The title of the third album by Heather Woods Broderick , ' Invitation' , takes its name from a quote by Thomas Moore which she stumbled upon while sifting through the cathartic journal
entries of her own mother:
“To keep the unfolding self alive,
you have to open yourself to change every step of the way. Of course there are times
when it is appropriate to step back, settle down, and maybe not move for a while.
But to be a person means to be faced every minute
with the decision to live OR die; To accept the invitations for yet more vitality or to
decline them out of fear or lethargy.”
'Invitation' was conceived on the Oregon coast, an outlier among American landscapes, where vast stretches of empty beach are decorated with silver driftwood and towering pines. It is here among
the dunes, tide pools and colossal rock formations that Heather spent her childhood summer day-trips. And it is here that she returned as an adult to construct her newest LP, an album of dreamy
baroque-pop that swells and whispers with grand string arrangements, intimately descriptive lyrics, and impassioned songcraft built around earnest piano melodies, painting a lifelike picture of the
locale in which it was written.
In the years between her early youth and the creation of 'Invitation', Heather has played in Efterklang, Horse Feathers, the live bands of Laura Gibson, Lisa Hannigan, and Damien Jurado, and has
also been a longtime collaborator and bandmate to Sharon Van Etten. But while this list may seem enviable for an aspiring young musician, any experienced player will know that the life of a touring
musician comes with its own sacrifices. Lasting relationships and financial certainty can be tenuous, as can mental stability itself. Feeling this firsthand, Heather traded her usual launchpad of
Brooklyn for the sleepy town of Pacific City where she would quietly take a job cleaning houses for a cast of local eccentrics, sitting down at the piano in the off-hours to unpack the personal
tragedies and triumphs of the intervening decades since her first trips there.

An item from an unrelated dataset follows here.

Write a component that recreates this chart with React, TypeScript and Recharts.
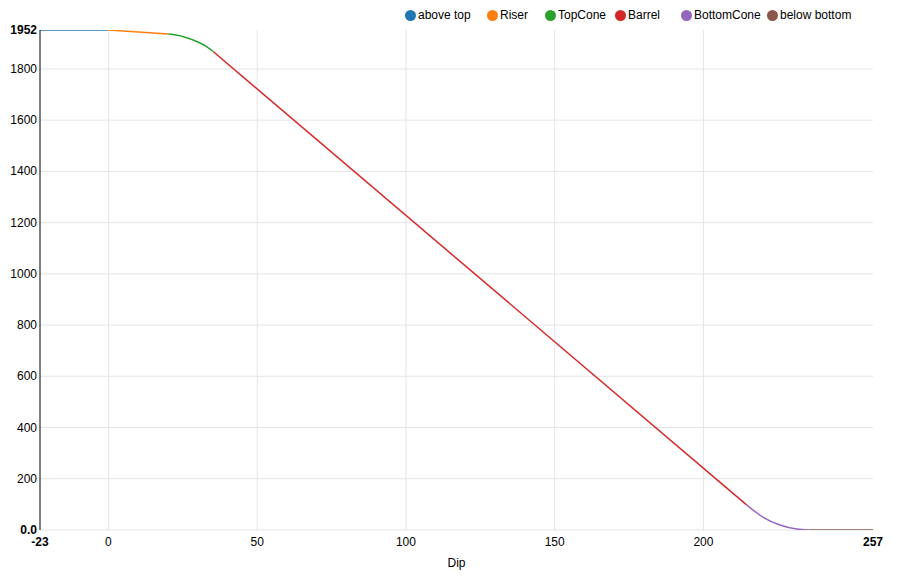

All throughout 'Invitation', floral tendrils of sound design and dynamic strings decorate the edges of each track, propelling the album beyond mere singer-songwriter fare into something altogether
more grand and immersive in scope. And somehow still, the album maintains a humble quality throughout. It’s not about the epic and beautiful physical features of the Pacific northwest seaside that
first stirred Heather Woods Broderick as a child. It’s about how the stillness of such settings can unearth the disquiet often buried by the infinite distractions of a life without pause.